For years and years researchers have marveled in front of the quality and the longevity of ancient roman concrete. The concrete has been in contact with the sea for more than 2,000 years and the erosion is minimal compared to our modern concrete.
What was ancient roman concrete made of?
The mystery has almost been solved by scientists, who have realized that ancient roman concrete is not only more durable, but it also becomes stronger in time.
Research made so far
The geologist Marie Jackson, from the University of Utah has been studying roman concrete over many years and with her research team, they managed to find out how this concrete solidifies in time. Portland cement is the major ingredient in modern concrete (silica, sand, limestone, chalk, clay). This ingredient (chunks of rock and sand) are mixed to become inert so as to prevent cracks, but at the same time causing erosion over time.

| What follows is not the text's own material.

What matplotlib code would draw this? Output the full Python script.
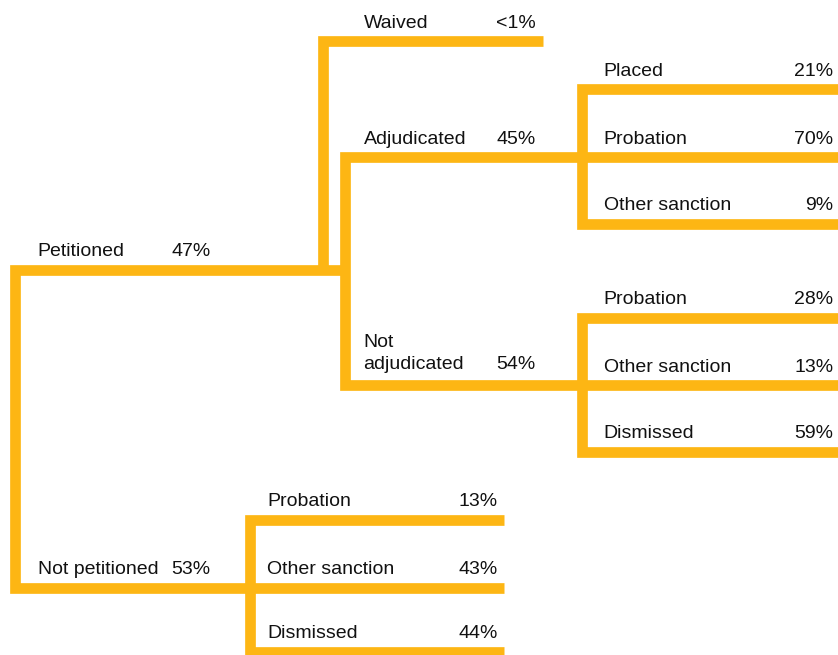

How does roman cement work?
On the contrary, ancient roman concrete was made out of volcanic ash, lime, seawater, the tuff rocks (deposits of volcanic ash). The latter ingredient mixed with the mortar made the roman cement one of the most durable types of cement over time and natural conditions.
To prove their research, Mari Jackson and her team gathered roman marine concrete samples from different Italian ports. These samples were extracted with the help of an electron microscope, then they were drilled down using X-ray microdiffraction and Raman spectroscopy. The method used to gather samples is very advanced and they were able to name and tag all the grains used to make the ancient concrete.
Another interesting finding of this research team was the presence of aluminous tubermorite, which is a silica-based mineral growing inside the ancient concrete because of its contact with sea water.